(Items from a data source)
** Begin **

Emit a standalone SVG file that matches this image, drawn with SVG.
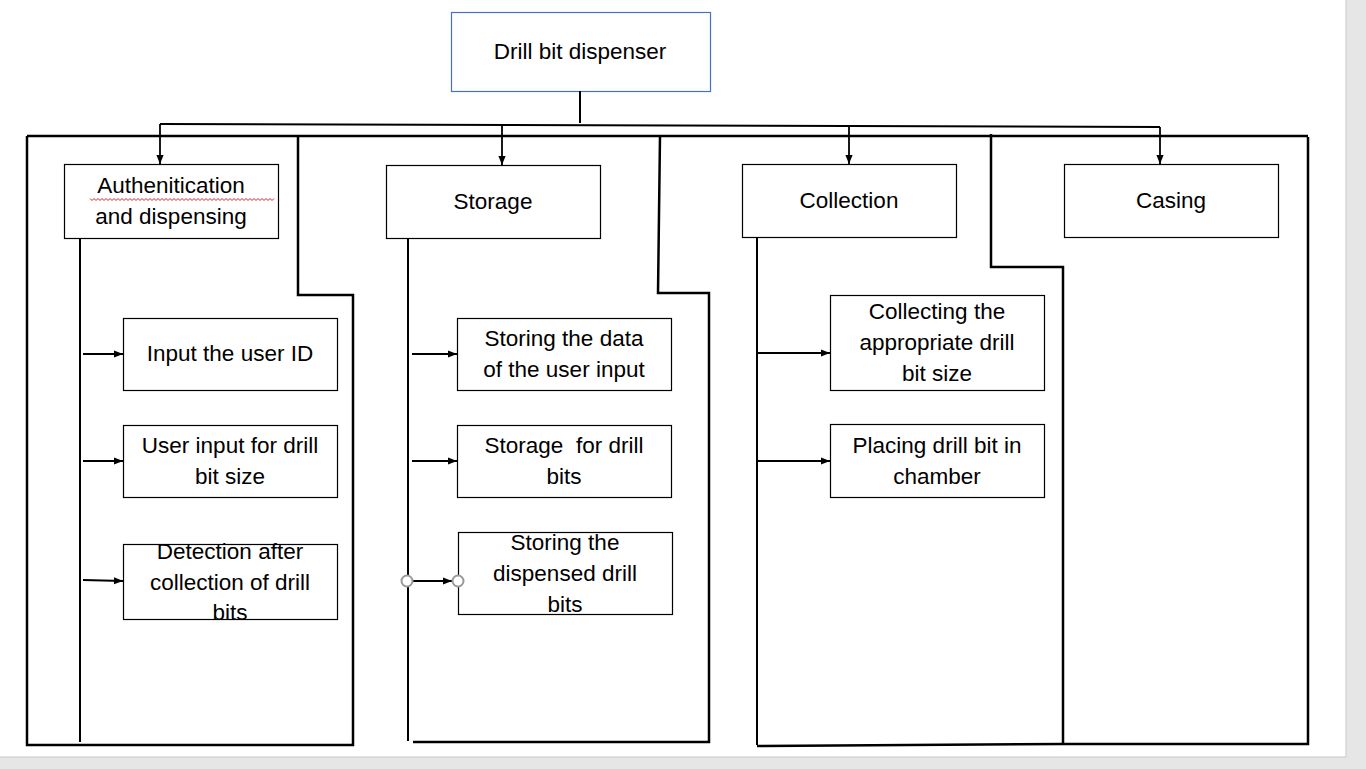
<svg xmlns="http://www.w3.org/2000/svg" width="1366" height="769" viewBox="0 0 1366 769">
<style>
.box{fill:#fff;stroke:#000;stroke-width:1.2}
.t{font-family:"Liberation Sans",Arial,sans-serif;font-size:22.5px;fill:#000;text-anchor:middle}
.frame{fill:none;stroke:#000;stroke-width:2.5;stroke-linejoin:miter}
.br{fill:none;stroke:#000;stroke-width:2}
.ar{fill:none;stroke:#000;stroke-width:1.8;marker-end:url(#ah)}
</style>
<defs>
<marker id="ah" viewBox="0 0 10 10" refX="10" refY="5" markerWidth="10" markerHeight="9" markerUnits="userSpaceOnUse" orient="auto">
<path d="M0,1 L10,5 L0,9 Z" fill="#000"/>
</marker>
</defs>
<rect x="0" y="0" width="1366" height="769" fill="#fff"/>
<rect x="1346" y="0" width="20" height="769" fill="#e6e6e6"/>
<rect x="0" y="757" width="1366" height="12" fill="#e6e6e6"/>
<path d="M0,757 H1346 V0" fill="none" stroke="#c8c8c8" stroke-width="1"/>

<g id="root">
<rect x="451.5" y="12.5" width="259" height="79" fill="#fff" stroke="#4472c4" stroke-width="1.2"/>
<text class="t" x="580" y="59">Drill bit dispenser</text>
</g>

<g id="auth">
<rect class="box" x="64.5" y="164.5" width="214" height="74"/>
<text class="t" x="171" y="193">Authenitication</text>
<path d="M90,198.5 l2,2 l2,-2 l2,2 l2,-2 l2,2 l2,-2 l2,2 l2,-2 l2,2 l2,-2 l2,2 l2,-2 l2,2 l2,-2 l2,2 l2,-2 l2,2 l2,-2 l2,2 l2,-2 l2,2 l2,-2 l2,2 l2,-2 l2,2 l2,-2 l2,2 l2,-2 l2,2 l2,-2 l2,2 l2,-2 l2,2 l2,-2 l2,2 l2,-2 l2,2 l2,-2 l2,2 l2,-2 l2,2 l2,-2 l2,2 l2,-2 l2,2 l2,-2 l2,2 l2,-2 l2,2 l2,-2 l2,2 l2,-2 l2,2 l2,-2 l2,2 l2,-2 l2,2 l2,-2 l2,2 l2,-2 l2,2 l2,-2 l2,2 l2,-2 l2,2 l2,-2 l2,2 l2,-2 l2,2 l2,-2 l2,2 l2,-2 l2,2 l2,-2 l2,2 l2,-2 l2,2 l2,-2 l2,2 l2,-2 l2,2 l2,-2 l2,2 l2,-2 l2,2 l2,-2 l2,2 l2,-2 l2,2 l2,-2 l2,2 l2,-2" fill="none" stroke="#e02020" stroke-width="1"/>
<text class="t" x="171" y="224">and dispensing</text>
</g>

<g id="storage">
<rect class="box" x="386.5" y="165.5" width="214" height="73"/>
<text class="t" x="493" y="209">Storage</text>
</g>

<g id="collection">
<rect class="box" x="742.5" y="164.5" width="214" height="73"/>
<text class="t" x="849" y="208">Collection</text>
</g>

<g id="casing">
<rect class="box" x="1064.5" y="164.5" width="214" height="73"/>
<text class="t" x="1171" y="208">Casing</text>
</g>

<g id="input-id">
<rect class="box" x="123.5" y="318.5" width="214" height="72"/>
<text class="t" x="230" y="361">Input the user ID</text>
</g>

<g id="input-size">
<rect class="box" x="123.5" y="425.5" width="214" height="72"/>
<text class="t" x="230" y="453">User input for drill</text>
<text class="t" x="230" y="484">bit size</text>
</g>

<g id="detection">
<rect class="box" x="123.5" y="544.5" width="214" height="75"/>
<text class="t" x="230" y="559">Detection after</text>
<text class="t" x="230" y="590">collection of drill</text>
<text class="t" x="230" y="620">bits</text>
</g>

<g id="store-data">
<rect class="box" x="457.5" y="318.5" width="214" height="72"/>
<text class="t" x="564" y="346">Storing the data</text>
<text class="t" x="564" y="377">of the user input</text>
</g>

<g id="store-bits">
<rect class="box" x="457.5" y="425.5" width="214" height="72"/>
<text class="t" x="564" y="453" xml:space="preserve">Storage  for drill</text>
<text class="t" x="564" y="484">bits</text>
</g>

<g id="store-dispensed">
<rect class="box" x="458.5" y="532.5" width="214" height="82"/>
<text class="t" x="565" y="550">Storing the</text>
<text class="t" x="565" y="581">dispensed drill</text>
<text class="t" x="565" y="612">bits</text>
</g>

<g id="collect-size">
<rect class="box" x="830.5" y="295.5" width="214" height="95"/>
<text class="t" x="937" y="319">Collecting the</text>
<text class="t" x="937" y="350">appropriate drill</text>
<text class="t" x="937" y="381">bit size</text>
</g>

<g id="placing">
<rect class="box" x="830.5" y="424.5" width="214" height="73"/>
<text class="t" x="937" y="453">Placing drill bit in</text>
<text class="t" x="937" y="484">chamber</text>
</g>

<g id="connectors">
<path class="br" d="M580,91 V123"/>
<path class="br" d="M160,124 L1160,127"/>
<path class="ar" d="M160,124 V164"/>
<path class="ar" d="M502,125 V165"/>
<path class="ar" d="M849,126 V164"/>
<path class="ar" d="M1160,127 V164"/>
<path class="frame" d="M27,136 H1308"/>
<path class="frame" d="M27,136 V745 H353 V295 H298 V136"/>
<path class="frame" d="M660,136 L658,293 H709 V742 H413"/>
<path class="frame" d="M991,134 V267 H1063 V745"/>
<path class="frame" d="M757,746 L1063,744 H1308 V137"/>
<path class="br" d="M80,238 V742"/>
<path class="br" d="M408,238 V741"/>
<path class="br" d="M757,237 V745"/>
<path class="ar" d="M83,354 H123"/>
<path class="ar" d="M83,461 H123"/>
<path class="ar" d="M83,580 L123,581"/>
<path class="ar" d="M412,354 H457"/>
<path class="ar" d="M412,461 H457"/>
<path class="ar" d="M412,581 H452"/>
<circle cx="407" cy="581" r="5.5" fill="#fff" stroke="#999" stroke-width="2"/>
<circle cx="458" cy="581" r="5.5" fill="#fff" stroke="#999" stroke-width="2"/>
<path class="ar" d="M757,353 H830"/>
<path class="ar" d="M757,461 H830"/>
</g>
</svg>
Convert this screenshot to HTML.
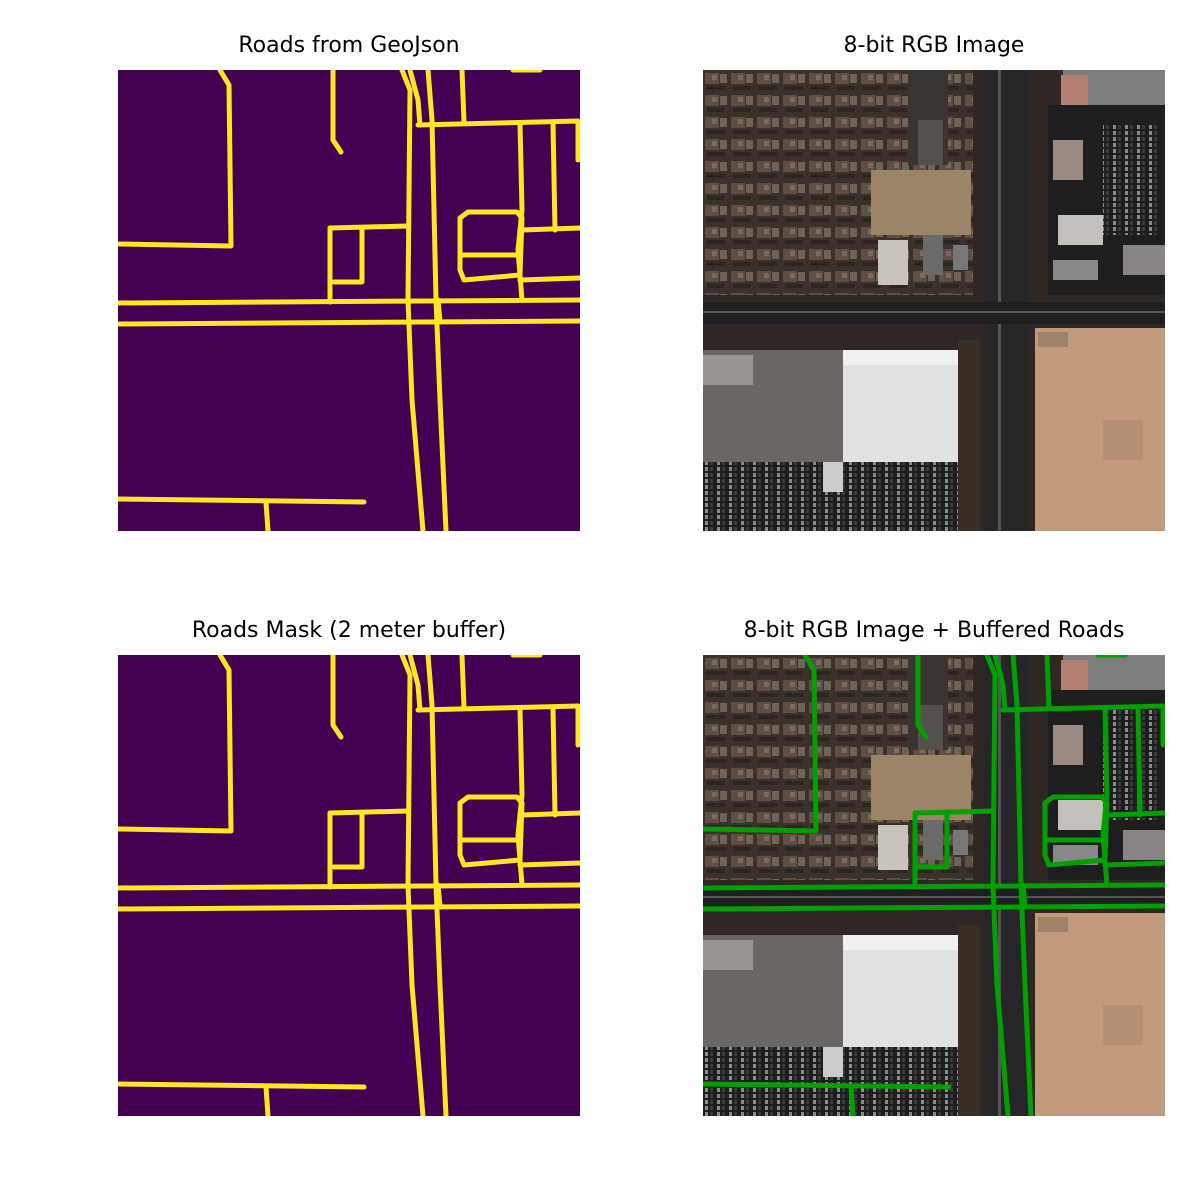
<!DOCTYPE html>
<html><head><meta charset="utf-8"><style>
body{margin:0;background:#fff;}
svg{display:block;font-family:"DejaVu Sans","Liberation Sans",sans-serif;}
</style></head><body>
<svg id="fig" width="1200" height="1200" viewBox="0 0 1200 1200">
<defs>
<pattern id="houses" width="26" height="22" patternUnits="userSpaceOnUse">
<rect width="26" height="22" fill="#3a312b"/>
<rect x="2" y="3" width="14" height="11" fill="#5e4e43"/>
<rect x="17" y="4" width="7" height="9" fill="#6f6257"/>
<rect x="4" y="16" width="18" height="4" fill="#2c2622"/>
<rect x="9" y="5" width="5" height="5" fill="#7a6a5e"/>
</pattern>
<pattern id="lot" width="12" height="6" patternUnits="userSpaceOnUse">
<rect width="12" height="6" fill="#1e1e20"/>
<rect x="2" y="1" width="3" height="4" fill="#8a8a8a"/>
<rect x="7" y="1" width="3" height="4" fill="#3a3a3a"/>
</pattern>
<clipPath id="c1"><rect x="0" y="0" width="462" height="461"/></clipPath>
</defs>
<text x="349" y="52" font-size="22" text-anchor="middle">Roads from GeoJson</text>
<text x="934" y="52" font-size="22" text-anchor="middle">8-bit RGB Image</text>
<text x="349" y="637" font-size="22" text-anchor="middle">Roads Mask (2 meter buffer)</text>
<text x="934" y="637" font-size="22" text-anchor="middle">8-bit RGB Image + Buffered Roads</text>
<g id="p1" transform="translate(118,70)" clip-path="url(#c1)"><rect width="462" height="461" fill="#440154"/></g>
<g id="p2" transform="translate(703,70)" clip-path="url(#c1)"></g>
<g id="p3" transform="translate(118,655)" clip-path="url(#c1)"><rect width="462" height="461" fill="#440154"/></g>
<g id="p4" transform="translate(703,655)" clip-path="url(#c1)"></g>
</svg>
<script>
// road polylines in panel-local pixel coordinates (x,y pairs)
const roadNames = ["west-curve","north-stub","main-west","main-link","main-east","east-stub","north-horizontal","mid-vertical-1","mid-vertical-2","edge-vertical","block-loop","block-middle","east-branch-1","east-branch-2","small-west","small-top","small-loop","cross-road-1","cross-road-2","median-link","south-road","south-stub","top-edge"];
const roadCoords = [
 [102,0,111,15,113,176,0,174],
 [215,0,215,70,223,82],
 [284,0,292,20,290,230,294,330,305,461],
 [292,0,300,30,302,55],
 [310,0,314,50,318,230,322,330,328,461],
 [344,0,346,52],
 [300,55,460,51],
 [402,53,404,140,400,180,404,230],
 [435,53,437,160],
 [460,51,460,90],
 [350,142,399,142,404,148,402,205,346,210,342,200,342,148,350,142],
 [342,185,400,185],
 [404,160,462,158],
 [402,210,462,208],
 [212,158,212,232],
 [212,158,290,156],
 [216,212,244,212,244,158],
 [0,233,462,230],
 [0,254,462,251],
 [320,230,322,251],
 [0,429,246,432],
 [148,432,150,461],
 [395,0,422,0]
];
const NS="http://www.w3.org/2000/svg";
function mk(tag,attrs,parent){const e=document.createElementNS(NS,tag);for(const k in attrs)e.setAttribute(k,attrs[k]);parent.appendChild(e);return e;}
function drawRoads(g,color,w,prefix){
 roadCoords.forEach((c,i)=>{
  let pts=[];for(let j=0;j<c.length;j+=2)pts.push(c[j]+","+c[j+1]);
  const p=mk("polyline",{points:pts.join(" "),fill:"none",stroke:color,"stroke-width":w,"stroke-linejoin":"round","stroke-linecap":"round"},g);
  
  
 });
}
function drawSat(g){
 const r=(x,y,w,h,f)=>mk("rect",{x:x,y:y,width:w,height:h,fill:f},g);
 r(0,0,462,461,"#2e2724");
 r(0,0,270,225,"url(#houses)");
 r(0,165,240,60,"url(#houses)");
 r(125,0,40,150,"url(#houses)");
 r(168,100,100,65,"#9c8466");
 r(205,0,40,95,"#3a3430");
 r(215,50,25,45,"#55504c");
 r(175,170,30,45,"#c9c3bd");
 r(220,165,20,40,"#6a6a6a");
 r(250,175,15,25,"#777");
 r(280,0,45,461,"#262628");
 r(295,0,3,461,"#555");
 r(0,232,462,22,"#1f1f21");
 r(0,241,462,2,"#555");
 r(360,0,102,35,"#7d7d80");
 r(358,5,27,30,"#b07f72");
 r(345,35,117,190,"#1e1e20");
 r(350,70,30,40,"#9a8a82");
 r(355,145,45,30,"#c4c0bc");
 r(350,190,45,20,"#888");
 r(420,175,42,30,"#8a8585");
 r(400,55,55,110,"url(#lot)");
 r(0,280,140,112,"#6b6663");
 r(0,285,50,30,"#9a9590");
 r(140,280,115,112,"#e2e2e4");
 r(140,280,115,15,"#f0f0f0");
 r(0,392,265,69,"url(#lot)");
 r(120,392,20,30,"#ccc");
 r(255,270,22,191,"#3a2d26");
 r(332,258,130,203,"#c29b7c");
 r(335,262,30,15,"#a0826a");
 r(400,350,40,40,"#b59073");
}
drawRoads(document.getElementById("p1"),"#fde725",5,"geojson-road");
drawSat(document.getElementById("p2"));
drawRoads(document.getElementById("p3"),"#fde725",5,"mask-road");
drawSat(document.getElementById("p4"));
drawRoads(document.getElementById("p4"),"#00a000",5,"buffered-road");
</script>
</body></html>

** End **

EXERCISE DIRECTIONS:
Write out every line of the data that holds the word "this".

TASK RESULT:
Emit a standalone SVG file that matches this image, drawn with SVG.
Convert this screenshot to HTML.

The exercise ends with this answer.